To the center-left, cultural concerns are ancillary to economic ones, and if we’re all a little richer, everything’s fine.
After all, a sudden and immense influx of immigrants into America’s small towns and suburbs would necessarily reshape the American social fabric. Regional mores and customs would quickly fade, values would be contested, routines disrupted, and so on. Local identity would be challenged; social capital and trust, established through generations of shared experience, would be greatly weakened. One’s connection to their place of origin, and sense of membership within their unique milieu, would be attenuated through the mass homogenization of the country.
These consequences have always followed great migrations, but would be amplified considerably under Yglesias’s proposal. Yglesias even acknowledges this, but more or less hand-waves away such fears as “racial,” not cultural, as if a desire for anything beyond cosmopolitanism is inherently bigoted.
Yglesias does offer a brief consideration of the cultural concerns his proposal provokes, but with reasoning in lock-step with the center-left party line. He imagines a cultural commitment exclusive to one’s nation; a ‘strong America’ is the only social adhesive needed. He flippantly dismisses local attachments, culture, and community: such objections are vestigial and backward-thinking, and marginal increases in economic prosperity are instead viewed as a panacea.
To the center-left, cultural concerns are ancillary to economic ones, and if we’re all a little richer, everything’s fine. Family values, for instance, will be reinvigorated if we can more easily afford child care—an argument identical to that made by Barack Obama five years ago. Social cohesion can be achieved, and communities revitalized, if we only had cheap (subsidized) housing and a more vibrant local economy—the same logic employed by Hillary Clinton to support her housing platform.

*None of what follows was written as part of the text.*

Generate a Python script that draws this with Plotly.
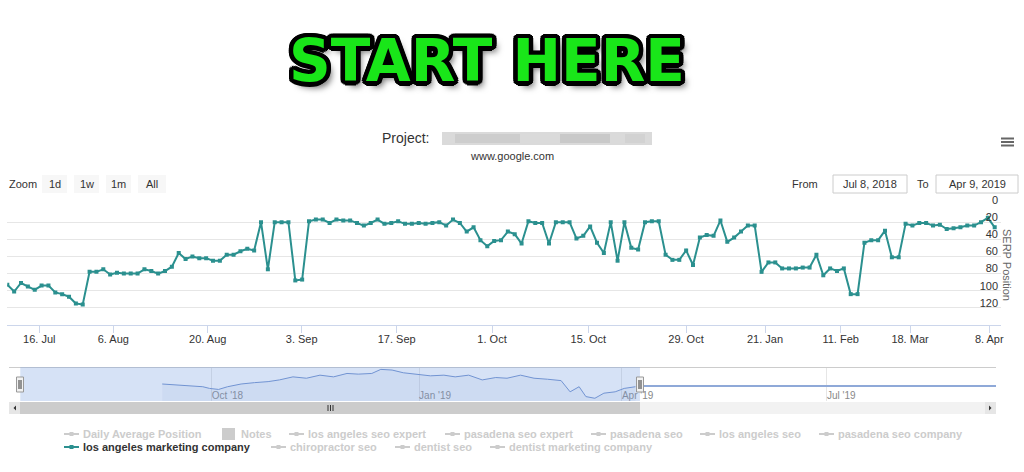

The indifference with which Yglesias understands communal commitments is reflected in his tongue-in-cheek advocacy for “population-transfer schemes,” as he puts it: populating the rural and suburban regions and small towns of the United States with masses of immigrants on the basis that these regions can “fit” them. Here, he’s just ahead of the curve; recent efforts to mandate low-income housing in suburban neighborhoods aren’t quite forward-thinking enough for Yglesias.
Much of One Billion Americans follows this same pattern, continuing the line of reasoning made by established figures on the center-left, but taking these ideas to the next level. Yglesias is operating in the same old paradigm, only turning up the dial. He conceives of America according to center-left orthodoxy, as a geopolitical actor defined by its relation to the global order, and conceives of Americans as nothing more than atomized economic agents with a cultural commitment only to the nation at large.
In doing so, Yglesias is articulating the telos of center-left politics. He’s a harbinger of things to come. One Billion Americans is the logical endgame of the Democrat establishment and their brand of politics. Yglesias has merely put it in writing, tearing off the veil.